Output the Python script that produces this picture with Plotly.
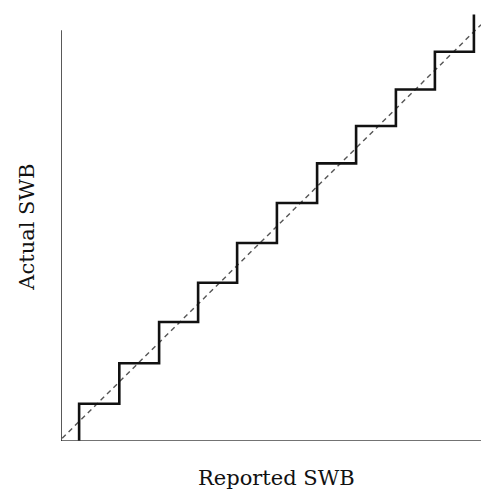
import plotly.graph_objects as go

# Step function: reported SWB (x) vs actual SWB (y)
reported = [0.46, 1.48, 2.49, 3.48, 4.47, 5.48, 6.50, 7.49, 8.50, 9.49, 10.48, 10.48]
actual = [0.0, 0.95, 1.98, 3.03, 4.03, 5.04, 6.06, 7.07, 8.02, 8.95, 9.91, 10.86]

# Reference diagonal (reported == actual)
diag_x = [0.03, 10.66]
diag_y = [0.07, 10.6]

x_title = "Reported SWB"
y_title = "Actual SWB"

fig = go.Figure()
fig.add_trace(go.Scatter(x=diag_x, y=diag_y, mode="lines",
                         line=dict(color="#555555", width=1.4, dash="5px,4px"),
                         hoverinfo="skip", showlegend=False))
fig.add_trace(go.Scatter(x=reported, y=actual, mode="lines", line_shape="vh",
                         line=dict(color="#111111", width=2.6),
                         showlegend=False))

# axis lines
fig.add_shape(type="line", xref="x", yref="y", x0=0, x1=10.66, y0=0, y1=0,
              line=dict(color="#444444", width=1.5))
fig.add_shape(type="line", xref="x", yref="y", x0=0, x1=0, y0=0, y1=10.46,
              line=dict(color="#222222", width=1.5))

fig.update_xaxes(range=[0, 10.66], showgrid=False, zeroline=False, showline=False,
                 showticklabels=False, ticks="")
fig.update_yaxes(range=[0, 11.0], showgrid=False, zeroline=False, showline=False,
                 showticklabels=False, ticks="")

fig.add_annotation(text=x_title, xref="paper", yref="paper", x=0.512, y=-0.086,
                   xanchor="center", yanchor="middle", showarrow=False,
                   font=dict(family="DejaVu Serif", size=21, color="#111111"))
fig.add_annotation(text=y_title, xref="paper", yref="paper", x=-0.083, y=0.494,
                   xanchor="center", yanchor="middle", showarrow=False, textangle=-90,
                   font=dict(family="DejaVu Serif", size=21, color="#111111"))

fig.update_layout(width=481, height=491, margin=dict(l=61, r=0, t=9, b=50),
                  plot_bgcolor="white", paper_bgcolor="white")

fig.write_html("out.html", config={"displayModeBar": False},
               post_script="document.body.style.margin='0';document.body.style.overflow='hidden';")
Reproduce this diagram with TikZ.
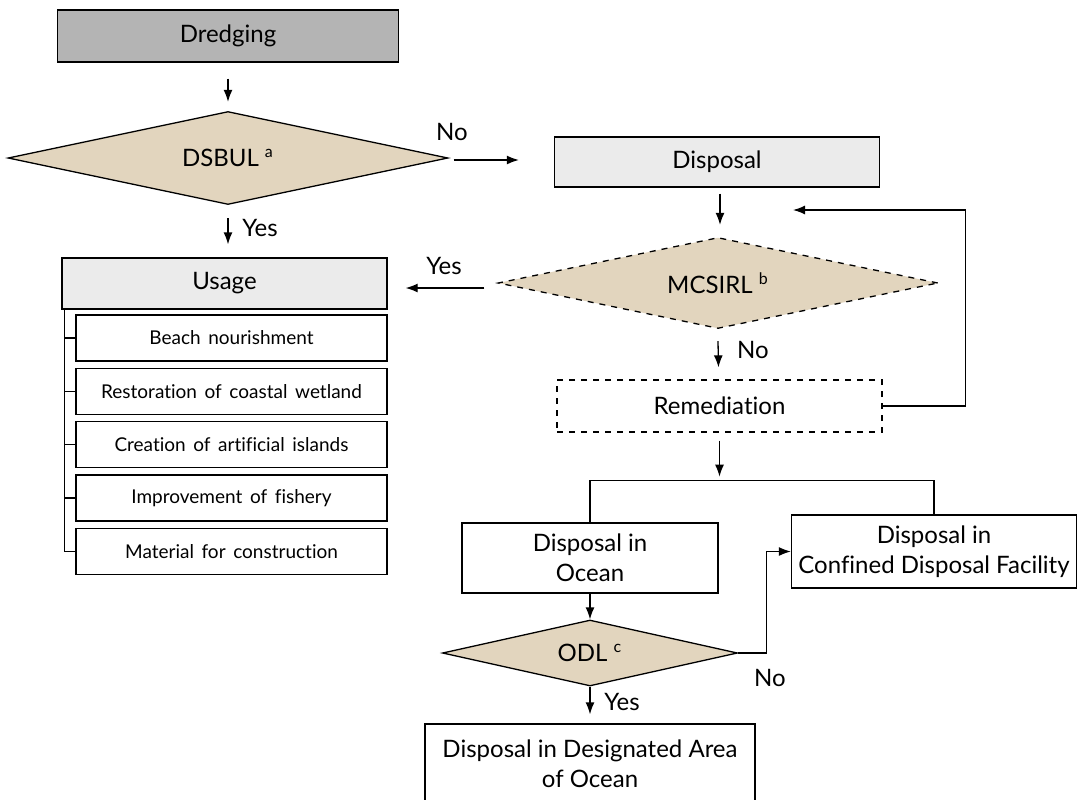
==
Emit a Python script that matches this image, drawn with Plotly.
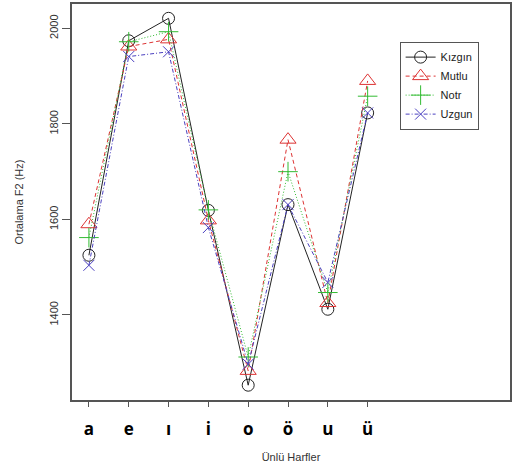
...
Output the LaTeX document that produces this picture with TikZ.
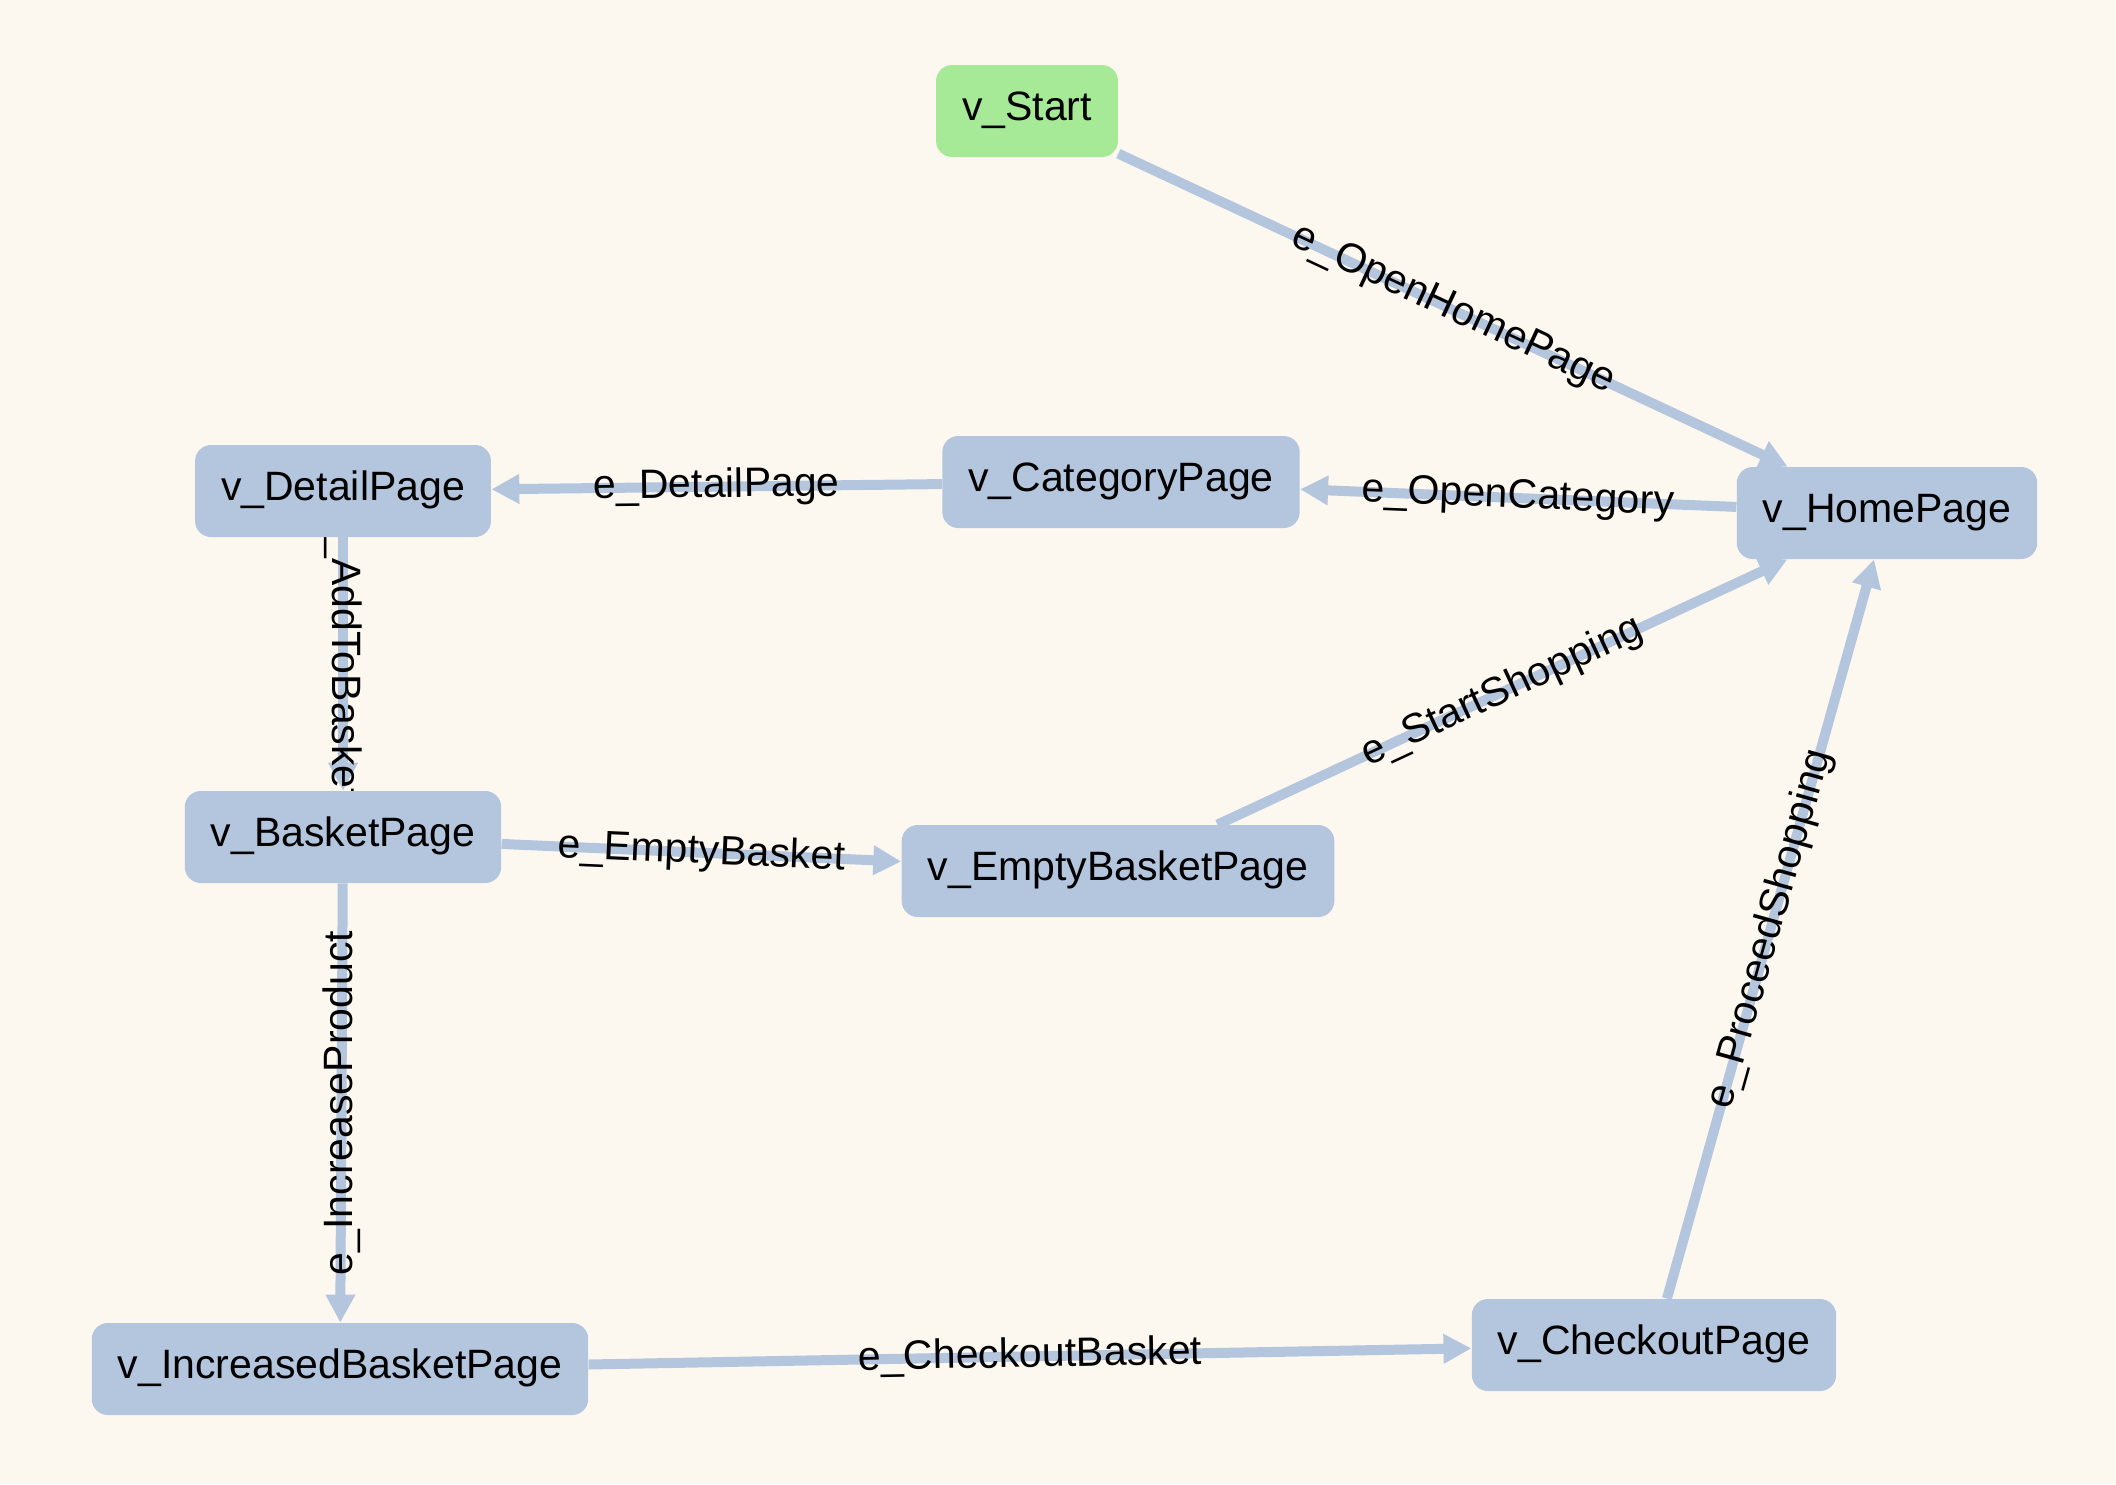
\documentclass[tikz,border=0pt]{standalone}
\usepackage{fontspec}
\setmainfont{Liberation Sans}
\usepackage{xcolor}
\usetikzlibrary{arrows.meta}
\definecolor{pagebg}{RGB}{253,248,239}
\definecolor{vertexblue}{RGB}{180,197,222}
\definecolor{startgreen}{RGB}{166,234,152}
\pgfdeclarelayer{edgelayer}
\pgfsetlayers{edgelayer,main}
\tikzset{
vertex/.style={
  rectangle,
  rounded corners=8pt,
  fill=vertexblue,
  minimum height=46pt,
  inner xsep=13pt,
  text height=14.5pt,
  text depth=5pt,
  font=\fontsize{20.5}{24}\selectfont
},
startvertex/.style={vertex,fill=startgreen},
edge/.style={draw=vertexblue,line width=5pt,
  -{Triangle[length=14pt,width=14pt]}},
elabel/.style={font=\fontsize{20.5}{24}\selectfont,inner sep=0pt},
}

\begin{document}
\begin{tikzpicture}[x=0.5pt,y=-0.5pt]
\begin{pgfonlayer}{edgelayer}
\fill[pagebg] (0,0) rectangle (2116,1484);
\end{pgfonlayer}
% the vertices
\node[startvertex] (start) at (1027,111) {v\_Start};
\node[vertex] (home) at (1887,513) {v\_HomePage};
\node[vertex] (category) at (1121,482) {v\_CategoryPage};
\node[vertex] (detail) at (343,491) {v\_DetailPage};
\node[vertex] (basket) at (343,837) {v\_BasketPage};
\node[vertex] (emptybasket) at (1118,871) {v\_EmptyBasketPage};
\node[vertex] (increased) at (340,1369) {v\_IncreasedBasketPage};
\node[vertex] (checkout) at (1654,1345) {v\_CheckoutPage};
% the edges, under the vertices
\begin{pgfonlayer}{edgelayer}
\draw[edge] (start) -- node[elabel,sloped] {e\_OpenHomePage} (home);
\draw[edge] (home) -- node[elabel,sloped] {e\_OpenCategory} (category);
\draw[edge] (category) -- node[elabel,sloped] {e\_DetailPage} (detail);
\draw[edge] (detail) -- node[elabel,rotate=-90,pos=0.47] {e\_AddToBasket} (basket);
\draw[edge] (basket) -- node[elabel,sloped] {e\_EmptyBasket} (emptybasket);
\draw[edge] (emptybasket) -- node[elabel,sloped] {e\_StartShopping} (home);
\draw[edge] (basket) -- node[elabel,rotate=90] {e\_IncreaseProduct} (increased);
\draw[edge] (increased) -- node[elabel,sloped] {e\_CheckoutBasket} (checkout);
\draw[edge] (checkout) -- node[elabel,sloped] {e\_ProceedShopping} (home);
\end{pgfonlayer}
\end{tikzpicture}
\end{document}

* **WRITTEN EXERCISE**:
Pictures are not part of the copy. Reproduce the lines from the one containing "Output the Python" through the one containing "import plotly.graph_objects as go", exactly and nothing more.

* **REPLY TO THE EXERCISE**:
Output the Python script that produces this picture with Plotly.
import plotly.graph_objects as go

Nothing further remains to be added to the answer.